Life is strange is not a perfect game. It has many flaws. I won’t go into them, I’ll just mention that the actual gameplay is sometimes a slog and the ending is maybe a bit of a bit of a disappointment. Chloe is sometimes grating, the plot doesn’t always make a lot of sense. None of that matters though. In my head, the way I will always remember it, Life is Strange is a perfect game.
Life is Strange does one thing really well, and that is character. It might actually be the only thing it does really well, but it does that one thing so well, by sheer force of will it elevates this game from simply great, to an honest-to-god experience. I hate it whenever someone says “you have to read/watch/listen to/play this thing.” But guys, you HAVE to play this thing.
You play as 18 years old Max, returning to her home town Arcadia Bay after having been gone for five years. It’s mostly scripted, your role as a player is to walk Max from scene to scene, and sometimes choose what she says when she talks to people. There’s also some puzzles that you probably won’t remember (except for the bottles. Grr, the bottles!) and there’s a time travelling dimension element, but that turns out to be surprisingly inconsequential.
So characters. Pretty much every character is a well rounded, psychologically believable person. Sometimes its immediately apparent, at other times it sneaks up on you. You think you know someone and then they surprise you. The person who had for the longest time been a boring stereotype turns out to have a whole new layer to them. Several layers. The strength of these characters is enough to even power through the occasional clunky dialogue. You just accept that this is a world where teenagers unironically say things like “hella awesome” and “go fuck your selfie”.
And then there’s Max. By god there’s Max. Because you play as Max, you develop a special relationship with her. You see everything through her eyes. When you look at stuff, you hear her thoughts on them. Mostly, stupid throwaway comments, but they’re funny, even when they’re corny. Playing Max feels like playing as a person. More than that though, because you make Max’s choices, you are part in the creation of her as a character. Or maybe it happens organically. My Max is insecure, awkward, a little clumsy, loyal to a fault and fiercely mistrustful of authority. Some of that is the developers choices, some of that is my own projection, but it is projection that the game allows me to do, encourages me to do. When Max is faced with a choice, I’m not deciding what I would do, I’m deciding what Max would do. Would she steal money from the disabled fund to save her friend? (No.) Would she kiss her friend on a dare? (No.) Would she date the boy with a crush on her? (No.) With every choice, I have a stronger sense of her character. It’s role-playing in the table-top sense of the word. And it works. It works so well.

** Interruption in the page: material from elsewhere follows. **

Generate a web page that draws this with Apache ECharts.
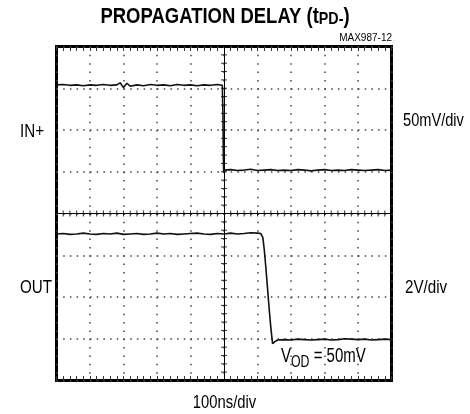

And then there’s Chloe. I think Chloe tries a little too hard, her laughs, her attitude, it’s all a little forced. I wouldn’t be friends with Chloe. But I’m not Max. Max adores Chloe, but their relationship is a little rocky, Max didn’t keep in touch when she went away, and it’s strained it, but watching them reconnect, playing them reconnect, is a pure joy. It’s such a rare thing in a game, to see a friendship – especially female friendship – take center stage like that. To see it handled so confidently, that was something I hadn’t seen done. The moments that I cried – and there were a couple – were to do with their friendship being tested the hardest. Max is awkward and weird, Chloe is pose-y and forced, but together, what they have, is beautiful.
There’s some other things I want to say. In many ways, it’s such a confident game. How often does a game allow you to just sit down, watch your surroundings, maybe strum some guitarr, and just contemplate. Life. Old memories. Latest events. And the music. My god the music. If this game had nothing else going for it, just the music would elevate it to something worth playing. The music just fits. Maybe the songs aren’t always the most awesome (though, mostly they are) but they just complement the scenes so well, elevating both.
What Life is Strange shows, reminds us, is that if you get character right, get it goddamn right, then you can get a lot of other things wrong and still make the perfect game. Go play it right now, and then come back and we’ll talk about all the choices we made and all the people we met.